Given task: Each line below should be retyped exactly, with no pictures.

Dataset section:
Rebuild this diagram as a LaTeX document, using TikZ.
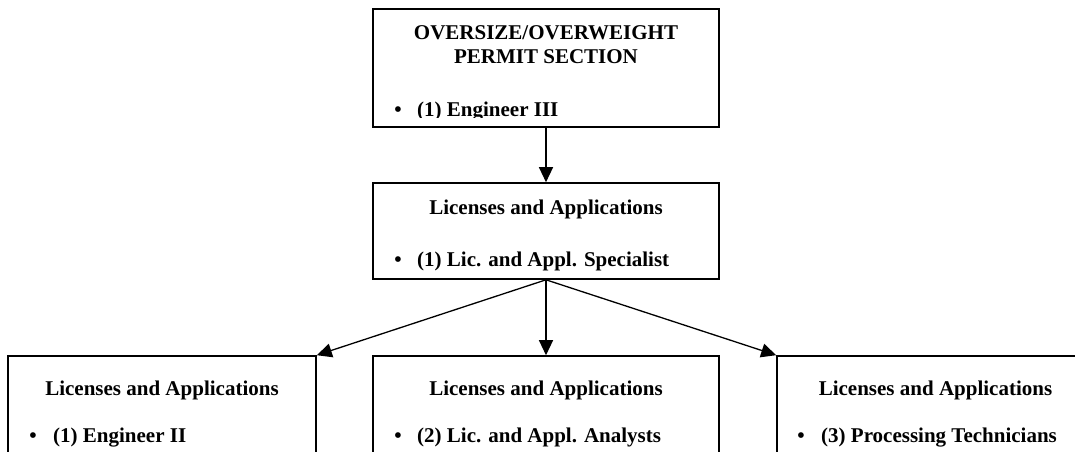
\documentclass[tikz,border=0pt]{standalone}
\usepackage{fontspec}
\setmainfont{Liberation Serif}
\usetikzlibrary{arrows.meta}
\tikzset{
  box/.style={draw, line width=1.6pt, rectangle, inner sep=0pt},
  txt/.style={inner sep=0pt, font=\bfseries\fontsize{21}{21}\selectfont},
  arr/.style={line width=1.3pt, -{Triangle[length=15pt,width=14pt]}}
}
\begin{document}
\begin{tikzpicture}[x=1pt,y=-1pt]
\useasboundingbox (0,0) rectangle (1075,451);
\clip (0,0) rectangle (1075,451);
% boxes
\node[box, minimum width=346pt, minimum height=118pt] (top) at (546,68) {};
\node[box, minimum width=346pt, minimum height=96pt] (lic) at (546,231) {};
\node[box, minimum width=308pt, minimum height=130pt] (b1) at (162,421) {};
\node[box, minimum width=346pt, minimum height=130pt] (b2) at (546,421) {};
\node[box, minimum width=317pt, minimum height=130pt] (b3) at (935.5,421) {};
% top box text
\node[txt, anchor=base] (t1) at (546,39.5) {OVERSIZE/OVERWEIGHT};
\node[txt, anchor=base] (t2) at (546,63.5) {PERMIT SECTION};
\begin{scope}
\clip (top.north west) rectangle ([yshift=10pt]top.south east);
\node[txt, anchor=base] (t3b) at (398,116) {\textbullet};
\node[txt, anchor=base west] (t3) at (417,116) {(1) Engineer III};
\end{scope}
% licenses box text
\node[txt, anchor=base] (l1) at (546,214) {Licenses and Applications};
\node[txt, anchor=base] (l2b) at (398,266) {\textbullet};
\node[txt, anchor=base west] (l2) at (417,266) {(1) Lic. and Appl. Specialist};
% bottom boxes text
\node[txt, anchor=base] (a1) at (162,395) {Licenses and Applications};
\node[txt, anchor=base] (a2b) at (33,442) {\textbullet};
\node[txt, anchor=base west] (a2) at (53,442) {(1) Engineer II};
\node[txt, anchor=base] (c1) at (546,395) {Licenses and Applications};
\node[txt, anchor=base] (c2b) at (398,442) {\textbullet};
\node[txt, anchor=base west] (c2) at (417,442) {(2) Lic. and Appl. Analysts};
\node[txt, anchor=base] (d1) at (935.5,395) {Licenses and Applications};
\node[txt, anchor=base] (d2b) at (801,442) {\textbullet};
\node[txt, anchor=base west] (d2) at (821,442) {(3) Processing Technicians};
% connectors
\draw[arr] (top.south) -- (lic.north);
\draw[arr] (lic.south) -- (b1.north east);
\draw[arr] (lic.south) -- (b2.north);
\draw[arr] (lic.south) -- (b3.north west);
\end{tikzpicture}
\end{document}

Result for this exercise:
Rebuild this diagram as a LaTeX document, using TikZ.
\documentclass[tikz,border=0pt]{standalone}
\usepackage{fontspec}
\setmainfont{Liberation Serif}
\usetikzlibrary{arrows.meta}
\tikzset{
  box/.style={draw, line width=1.6pt, rectangle, inner sep=0pt},
  txt/.style={inner sep=0pt, font=\bfseries\fontsize{21}{21}\selectfont},
  arr/.style={line width=1.3pt, -{Triangle[length=15pt,width=14pt]}}
}
\begin{document}
\begin{tikzpicture}[x=1pt,y=-1pt]
\useasboundingbox (0,0) rectangle (1075,451);
\clip (0,0) rectangle (1075,451);
% boxes
\node[box, minimum width=346pt, minimum height=118pt] (top) at (546,68) {};
\node[box, minimum width=346pt, minimum height=96pt] (lic) at (546,231) {};
\node[box, minimum width=308pt, minimum height=130pt] (b1) at (162,421) {};
\node[box, minimum width=346pt, minimum height=130pt] (b2) at (546,421) {};
\node[box, minimum width=317pt, minimum height=130pt] (b3) at (935.5,421) {};
% top box text
\node[txt, anchor=base] (t1) at (546,39.5) {OVERSIZE/OVERWEIGHT};
\node[txt, anchor=base] (t2) at (546,63.5) {PERMIT SECTION};
\begin{scope}
\clip (top.north west) rectangle ([yshift=10pt]top.south east);
\node[txt, anchor=base] (t3b) at (398,116) {\textbullet};
\node[txt, anchor=base west] (t3) at (417,116) {(1) Engineer III};
\end{scope}
% licenses box text
\node[txt, anchor=base] (l1) at (546,214) {Licenses and Applications};
\node[txt, anchor=base] (l2b) at (398,266) {\textbullet};
\node[txt, anchor=base west] (l2) at (417,266) {(1) Lic. and Appl. Specialist};
% bottom boxes text
\node[txt, anchor=base] (a1) at (162,395) {Licenses and Applications};
\node[txt, anchor=base] (a2b) at (33,442) {\textbullet};
\node[txt, anchor=base west] (a2) at (53,442) {(1) Engineer II};
\node[txt, anchor=base] (c1) at (546,395) {Licenses and Applications};
\node[txt, anchor=base] (c2b) at (398,442) {\textbullet};
\node[txt, anchor=base west] (c2) at (417,442) {(2) Lic. and Appl. Analysts};
\node[txt, anchor=base] (d1) at (935.5,395) {Licenses and Applications};
\node[txt, anchor=base] (d2b) at (801,442) {\textbullet};
\node[txt, anchor=base west] (d2) at (821,442) {(3) Processing Technicians};
% connectors
\draw[arr] (top.south) -- (lic.north);
\draw[arr] (lic.south) -- (b1.north east);
\draw[arr] (lic.south) -- (b2.north);
\draw[arr] (lic.south) -- (b3.north west);
\end{tikzpicture}
\end{document}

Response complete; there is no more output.